In 1891, the people of New Orleans won a degree of admiration from the English newspapers when they took the law into their own hands and meted out rough justice to a group of prisoners from the Mafia.

This was scene as a justified operation of lynch law.

The London Evening News provided a synopsis of what had happened in its edition of  Monday the 16th of March 1891:-


The people of New Orleans have shown in a forcible way their determination to have order and good government in their city, to support the law and its responsible officers, and to ensure the sanctity of human life.

This laudable purpose has been made apparent, it is true, by a somewhat unconventional process, viz., by collecting a riotous crowd in the streets, stirring them up to attack the city gaol, and finally murdering a dozen prisoners.
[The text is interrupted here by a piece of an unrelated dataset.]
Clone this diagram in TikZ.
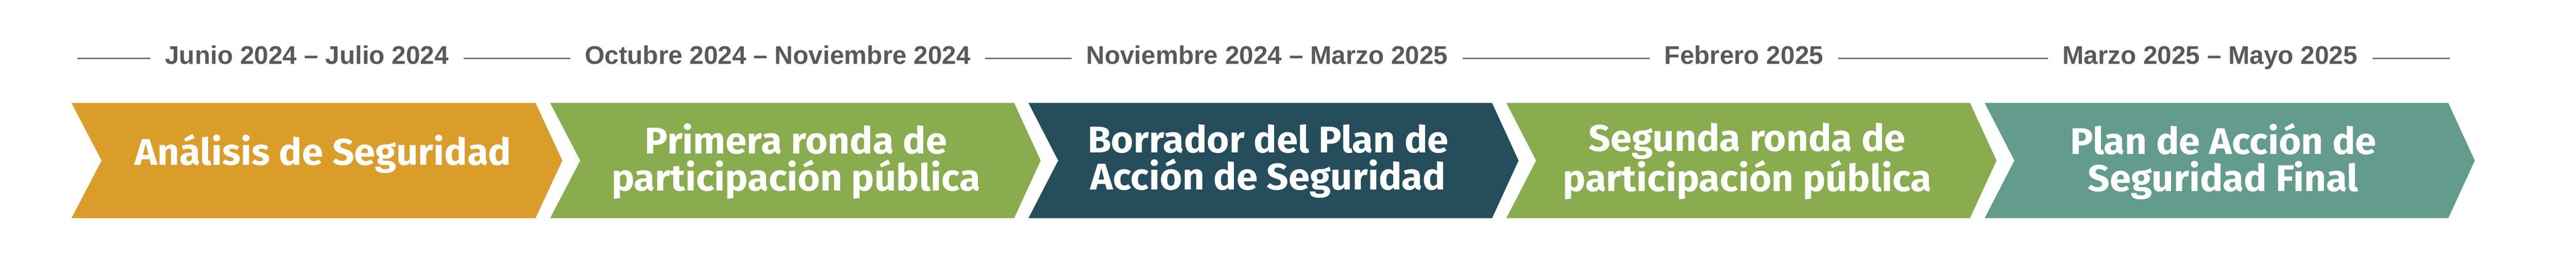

It reads paradoxical, of course, to say that this terrible combination of riot and bloodshed was designed in the best interests of peace and justice, but it is quite true, for the slaughter of these eleven prisoners was only meeting murder with murder.


The answer of outraged society to a systematic organization of assassins may have been technically too sweeping, since the eleven men slain could scarcely have all taken an active part in the murder of the late New Orleans Chief of Police, David C. Hennessy, whose death was the first move in the tragedy which culminated on Saturday in wholesale bloodshed.

Hennessy was admittedly killed by order of an Italian secret society known as the “Mafia,” the operation of which he had interfered with to his active performance of his duties.


Nineteen of the moving spirits of this murder bureau were arrested, and nine of them, against whom the evidence was most damning, were put on trial.

The jury, bribed or frightened, acquitted six of the nine, and disagreed about the remaining three.

Then the blood of the peaceable citizens of New Orleans was up and corrected the errors of the jury most effectually and abundantly.


Against the excesses and abuses of “Lynch law” it is easy for us to protest here, where the murderous operations of such a gang as the “Mafia” are made impossible by a well-organized police force.

But it is difficult to blame the self-appointed judges who dealt such a sanguinary blow to the murder society of New Orleans, when we remember all the facts of the case, and note that the slaying of these Italian miscreants was not the work of street rowdies, but was organized and carried out by respectable and prominent citizens who could not have undertaken such a dreadful task without ample reasons.